= Democratic Modernist Pole =

Tunisian political coalition

The Modernist Democratic Pole (القطب الديمقراطي الحداثي) (Pôle démocratique moderniste) (PDM) was a Tunisian political coalition created for the Tunisian Constituent Assembly election of 23 October 2011. The "Pole" consisted of four parties and five citizen initiatives, the largest of which is the Ettajdid Movement. However, an 18 October report by Bloomberg.com states that "attempts by ... the Modernist Democratic Pole, to create a pre-election multiparty coalition failed."

The bloc was founded in May 2011. On 7 September it announced candidate lists for the Constituent Assembly election in all the 33 constituencies at home and abroad. Sixteen women and 17 men will be chief candidates. Riadh Ben Fadl and Mustapha Ben Ahmed, are the founders of the group. Ahmed Ibrahim is a leader in the bloc. The bloc won 5 of the 217 seats and 4.91% of the vote in the 2011 Tunisian Constituent Assembly election. Three of the parties in the coalition: the Republican Party, the Socialist Left Party and the Social Democratic Path) became part of another coalition called the Union for Tunisia in 2013.

==Positions==
According to Islamopedia, the bloc officially released its campaign platform on 24 September 2011. The bloc proposes the separation of religion and politics and in contrast to traditional Islamic Sharia law emphasises gender equality, with half its election lists headed by female candidates, and its platform promoting ‘perfect equality’ in inheritance law.

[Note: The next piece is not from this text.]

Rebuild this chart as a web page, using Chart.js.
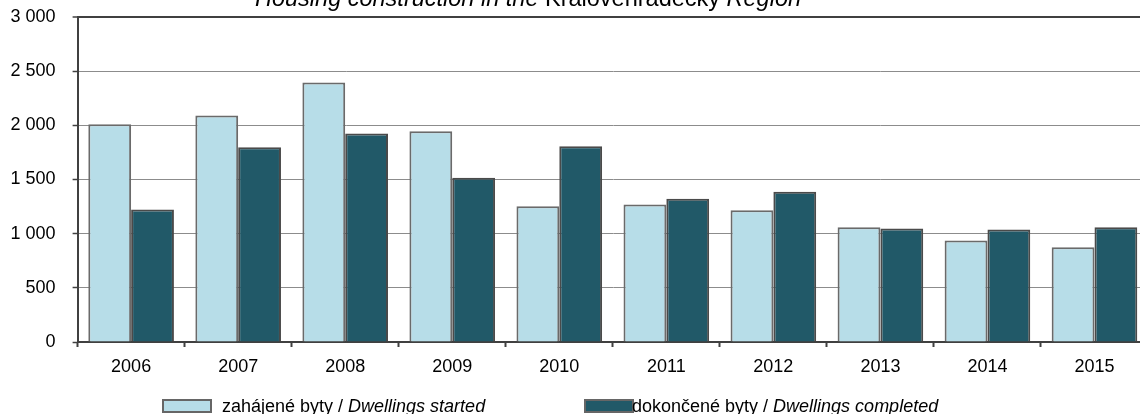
<!DOCTYPE html>
<html>
<head>
<meta charset="utf-8">
<script src="https://cdn.jsdelivr.net/npm/chart.js@4/dist/chart.umd.min.js"></script>
<style>
  html, body { margin: 0; padding: 0; background: #fff; overflow: hidden; }
  #wrap { width: 1148px; height: 414px; }
</style>
</head>
<body>
<div id="wrap"><canvas id="housingChart" width="1148" height="414"></canvas></div>
<script>
// roky (osa X)
const years = ['2006', '2007', '2008', '2009', '2010', '2011', '2012', '2013', '2014', '2015'];
// zahájené byty / Dwellings started
const started = [2010, 2090, 2395, 1946, 1254, 1269, 1217, 1060, 937, 875];
// dokončené byty / Dwellings completed
const completed = [1223, 1798, 1925, 1516, 1808, 1322, 1387, 1048, 1038, 1060];
// popisky legendy: česky (normální) + anglicky (kurzíva)
const legendCz = ['zahájené byty / ', 'dokončené byty / '];
const legendEn = ['Dwellings started', 'Dwellings completed'];
// titulek (jen spodní řádek je vidět)
const titleParts = [['Housing construction in the ', true], ['Královéhradecký', false], [' Region', true]];

const FONT = '"Liberation Sans", Arial, sans-serif';
const FS = 18;

// vlastní titulek a legenda (smíšené písmo normal/italic)
const textPlugin = {
    id: 'textPlugin',
    afterDraw(chart) {
        const ctx = chart.ctx;
        ctx.save();
        ctx.fillStyle = '#000';
        ctx.textBaseline = 'alphabetic';

        // titulek
        const tfs = 23.5;
        let total = 0;
        titleParts.forEach(p => {
            ctx.font = (p[1] ? 'italic ' : '') + tfs + 'px ' + FONT;
            total += ctx.measureText(p[0]).width;
        });
        let x = 528 - total / 2;
        titleParts.forEach(p => {
            ctx.font = (p[1] ? 'italic ' : '') + tfs + 'px ' + FONT;
            ctx.fillText(p[0], x, 6);
            x += ctx.measureText(p[0]).width;
        });

        // legenda
        const boxX = [163, 585];
        const textX = [222, 632];
        chart.data.datasets.forEach((ds, i) => {
            ctx.fillStyle = ds.backgroundColor;
            ctx.fillRect(boxX[i], 400, 48, 12);
            ctx.strokeStyle = '#666';
            ctx.lineWidth = 2;
            ctx.strokeRect(boxX[i], 400, 48, 12);
            ctx.fillStyle = '#000';
            ctx.font = FS + 'px ' + FONT;
            ctx.fillText(legendCz[i], textX[i], 412);
            const w = ctx.measureText(legendCz[i]).width;
            ctx.font = 'italic ' + FS + 'px ' + FONT;
            ctx.fillText(legendEn[i], textX[i] + w, 412);
        });
        ctx.restore();
    }
};

const ctx = document.getElementById('housingChart').getContext('2d');
new Chart(ctx, {
    type: 'bar',
    data: {
        labels: years,
        datasets: [{
            label: legendCz[0] + legendEn[0],
            data: started,
            backgroundColor: '#b7dde8',
            borderColor: '#6a6a6a',
            borderWidth: 2,
            categoryPercentage: 0.8,
            barPercentage: 1.0
        }, {
            label: legendCz[1] + legendEn[1],
            data: completed,
            backgroundColor: '#215968',
            borderColor: '#4a4a4a',
            borderWidth: 2,
            categoryPercentage: 0.8,
            barPercentage: 1.0
        }]
    },
    options: {
        responsive: false,
        animation: false,
        layout: { padding: { top: 17, right: 0, left: 0, bottom: 0 } },
        plugins: {
            legend: { display: false },
            title: { display: false },
            tooltip: { enabled: false }
        },
        scales: {
            x: {
                grid: {
                    offset: true,
                    drawOnChartArea: false,
                    drawTicks: true,
                    tickLength: 5,
                    tickColor: '#404040',
                    tickWidth: 2
                },
                border: { color: '#404040', width: 2 },
                ticks: {
                    color: '#000',
                    font: { family: FONT, size: FS },
                    padding: 9,
                    maxRotation: 0
                },
                afterFit(scale) {
                    scale.height = 72;
                    scale.paddingLeft = 0;
                    scale.paddingRight = 0;
                }
            },
            y: {
                min: 0,
                max: 3000,
                grid: {
                    color: ctx => ctx.tick && ctx.tick.value === 3000 ? '#404040' : '#8c8c8c',
                    lineWidth: ctx => ctx.tick && ctx.tick.value === 3000 ? 2 : 1,
                    tickLength: 5,
                    tickColor: '#404040',
                    tickWidth: 1.5
                },
                border: { color: '#404040', width: 2 },
                ticks: {
                    stepSize: 500,
                    color: '#000',
                    font: { family: FONT, size: FS },
                    padding: 17,
                    callback: v => v.toLocaleString('cs-CZ').replace(/\s/g, ' ')
                },
                afterFit(scale) {
                    scale.width = 77.6;
                    scale.paddingTop = 0;
                    scale.paddingBottom = 0;
                }
            }
        }
    },
    plugins: [textPlugin]
});
</script>
</body>
</html>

The party also supports the abolition of the death penalty.

For Tunisia's constitution, PDM proposes a president elected to five-year terms in office and serving a maximum of two terms. In the Constituent Assembly, it proposes that laws and decisions be based on a majority vote, except for constitutional changes, which would require a two-thirds majority vote.

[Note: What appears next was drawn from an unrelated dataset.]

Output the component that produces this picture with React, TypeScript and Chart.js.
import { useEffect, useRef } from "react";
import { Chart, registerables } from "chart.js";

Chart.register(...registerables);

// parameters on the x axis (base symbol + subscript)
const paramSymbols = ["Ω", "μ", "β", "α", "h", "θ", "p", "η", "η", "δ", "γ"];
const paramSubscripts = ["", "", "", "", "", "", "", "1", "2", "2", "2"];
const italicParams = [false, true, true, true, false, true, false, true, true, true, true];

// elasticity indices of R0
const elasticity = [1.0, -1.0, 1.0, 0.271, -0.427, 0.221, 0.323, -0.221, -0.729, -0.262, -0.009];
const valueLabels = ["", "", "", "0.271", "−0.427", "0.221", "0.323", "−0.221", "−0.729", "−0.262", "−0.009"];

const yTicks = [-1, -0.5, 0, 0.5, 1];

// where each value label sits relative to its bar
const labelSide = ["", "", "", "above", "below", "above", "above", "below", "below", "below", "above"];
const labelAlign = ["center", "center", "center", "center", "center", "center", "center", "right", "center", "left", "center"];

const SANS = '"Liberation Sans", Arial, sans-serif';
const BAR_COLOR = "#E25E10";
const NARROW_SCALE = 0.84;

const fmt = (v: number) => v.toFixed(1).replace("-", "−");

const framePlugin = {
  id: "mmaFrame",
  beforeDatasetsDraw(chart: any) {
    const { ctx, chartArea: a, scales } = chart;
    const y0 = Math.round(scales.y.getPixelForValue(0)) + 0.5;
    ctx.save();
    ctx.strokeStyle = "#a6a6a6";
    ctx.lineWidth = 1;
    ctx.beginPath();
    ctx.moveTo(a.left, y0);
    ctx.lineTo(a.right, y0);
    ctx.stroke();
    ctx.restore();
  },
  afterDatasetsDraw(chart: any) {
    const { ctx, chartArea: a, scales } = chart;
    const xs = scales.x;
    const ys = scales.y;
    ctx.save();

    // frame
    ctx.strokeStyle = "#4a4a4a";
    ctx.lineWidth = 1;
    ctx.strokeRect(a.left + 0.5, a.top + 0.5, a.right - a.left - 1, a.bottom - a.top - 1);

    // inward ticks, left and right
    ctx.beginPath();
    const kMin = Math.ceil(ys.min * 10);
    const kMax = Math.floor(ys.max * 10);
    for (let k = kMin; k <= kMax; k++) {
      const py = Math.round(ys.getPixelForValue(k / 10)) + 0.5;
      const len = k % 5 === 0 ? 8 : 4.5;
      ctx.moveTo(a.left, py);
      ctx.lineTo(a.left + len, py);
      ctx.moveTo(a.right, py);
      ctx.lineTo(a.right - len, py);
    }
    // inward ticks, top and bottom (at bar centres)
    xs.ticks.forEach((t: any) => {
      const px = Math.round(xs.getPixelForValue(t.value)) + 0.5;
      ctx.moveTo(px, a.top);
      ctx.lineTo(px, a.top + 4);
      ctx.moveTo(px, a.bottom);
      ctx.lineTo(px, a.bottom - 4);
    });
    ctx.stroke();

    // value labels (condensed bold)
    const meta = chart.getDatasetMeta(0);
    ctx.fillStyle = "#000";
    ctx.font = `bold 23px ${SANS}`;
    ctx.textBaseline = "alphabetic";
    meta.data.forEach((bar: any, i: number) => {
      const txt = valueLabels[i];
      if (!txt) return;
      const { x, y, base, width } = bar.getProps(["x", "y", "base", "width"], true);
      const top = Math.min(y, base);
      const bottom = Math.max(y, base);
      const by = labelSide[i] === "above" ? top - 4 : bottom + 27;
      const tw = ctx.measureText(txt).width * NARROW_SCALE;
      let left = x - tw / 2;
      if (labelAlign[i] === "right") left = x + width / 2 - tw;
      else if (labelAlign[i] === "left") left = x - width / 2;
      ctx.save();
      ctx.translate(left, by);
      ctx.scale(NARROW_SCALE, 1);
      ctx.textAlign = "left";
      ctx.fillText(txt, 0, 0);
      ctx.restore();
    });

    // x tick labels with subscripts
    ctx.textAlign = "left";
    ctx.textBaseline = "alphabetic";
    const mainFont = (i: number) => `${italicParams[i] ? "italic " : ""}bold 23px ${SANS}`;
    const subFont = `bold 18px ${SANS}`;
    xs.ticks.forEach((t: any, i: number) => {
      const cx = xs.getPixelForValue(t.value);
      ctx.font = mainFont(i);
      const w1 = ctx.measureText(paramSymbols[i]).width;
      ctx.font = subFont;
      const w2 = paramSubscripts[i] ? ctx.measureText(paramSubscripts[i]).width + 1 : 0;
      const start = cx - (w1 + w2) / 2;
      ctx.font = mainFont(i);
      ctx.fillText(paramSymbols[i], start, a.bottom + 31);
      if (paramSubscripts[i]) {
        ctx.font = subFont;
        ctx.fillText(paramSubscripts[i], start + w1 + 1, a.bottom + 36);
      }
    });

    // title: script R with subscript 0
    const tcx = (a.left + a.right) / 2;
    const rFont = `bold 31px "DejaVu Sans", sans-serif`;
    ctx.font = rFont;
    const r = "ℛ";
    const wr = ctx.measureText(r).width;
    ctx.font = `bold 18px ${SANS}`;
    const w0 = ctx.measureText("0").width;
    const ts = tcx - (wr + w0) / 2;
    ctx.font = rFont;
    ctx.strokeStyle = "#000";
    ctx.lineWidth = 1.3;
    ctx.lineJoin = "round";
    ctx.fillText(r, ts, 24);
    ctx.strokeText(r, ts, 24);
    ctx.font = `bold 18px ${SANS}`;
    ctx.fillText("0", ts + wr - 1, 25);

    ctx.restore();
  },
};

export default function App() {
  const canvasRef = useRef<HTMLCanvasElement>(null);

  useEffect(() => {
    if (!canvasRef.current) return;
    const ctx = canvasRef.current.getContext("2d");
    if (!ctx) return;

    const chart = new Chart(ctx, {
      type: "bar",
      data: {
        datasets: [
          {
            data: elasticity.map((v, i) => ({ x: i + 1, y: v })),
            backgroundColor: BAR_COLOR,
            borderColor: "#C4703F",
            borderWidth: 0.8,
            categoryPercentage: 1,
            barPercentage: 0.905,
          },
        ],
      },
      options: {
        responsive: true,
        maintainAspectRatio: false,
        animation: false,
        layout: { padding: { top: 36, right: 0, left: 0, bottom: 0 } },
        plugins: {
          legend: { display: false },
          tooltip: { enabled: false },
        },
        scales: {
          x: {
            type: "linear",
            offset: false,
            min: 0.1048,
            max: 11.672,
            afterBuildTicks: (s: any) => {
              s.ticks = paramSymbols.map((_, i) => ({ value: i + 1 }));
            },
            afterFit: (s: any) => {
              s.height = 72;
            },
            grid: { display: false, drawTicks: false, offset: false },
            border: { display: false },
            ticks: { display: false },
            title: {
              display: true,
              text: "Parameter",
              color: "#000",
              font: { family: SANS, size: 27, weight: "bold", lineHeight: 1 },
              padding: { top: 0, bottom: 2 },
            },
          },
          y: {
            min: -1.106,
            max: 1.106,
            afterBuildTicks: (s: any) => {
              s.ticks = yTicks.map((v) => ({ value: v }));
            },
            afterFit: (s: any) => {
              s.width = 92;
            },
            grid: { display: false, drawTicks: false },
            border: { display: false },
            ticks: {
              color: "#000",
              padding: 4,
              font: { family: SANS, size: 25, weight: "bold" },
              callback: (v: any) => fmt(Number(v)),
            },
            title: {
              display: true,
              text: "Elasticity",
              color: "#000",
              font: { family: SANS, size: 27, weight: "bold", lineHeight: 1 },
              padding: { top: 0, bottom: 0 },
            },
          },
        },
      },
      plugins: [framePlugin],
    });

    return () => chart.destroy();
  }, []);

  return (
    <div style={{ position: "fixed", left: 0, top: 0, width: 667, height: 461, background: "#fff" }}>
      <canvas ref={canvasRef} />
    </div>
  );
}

==Components of the pole==
Four parties:
- Ettajdid Movement (mouvement Ettajdid).
- Socialist Left Party (Parti socialiste de gauche).
- Centrist Way (Voie du Centre).
- Republican Party (Parti républicain ).

Five independent initiatives:
- Pole's National Collective of Independents (Collectif national des indépendant(e)s du pôle).
- Citizens' Initiative (Initiative citoyenne).
- Pole's League of Independents (Ligue des indépendants du pôle).
- Enough divisions, let's move forward! (Assez de divisions, allons de l'avant).
- Call for a democratic, social and cultural pole (Appel pour un pôle démocratique, social et culturel).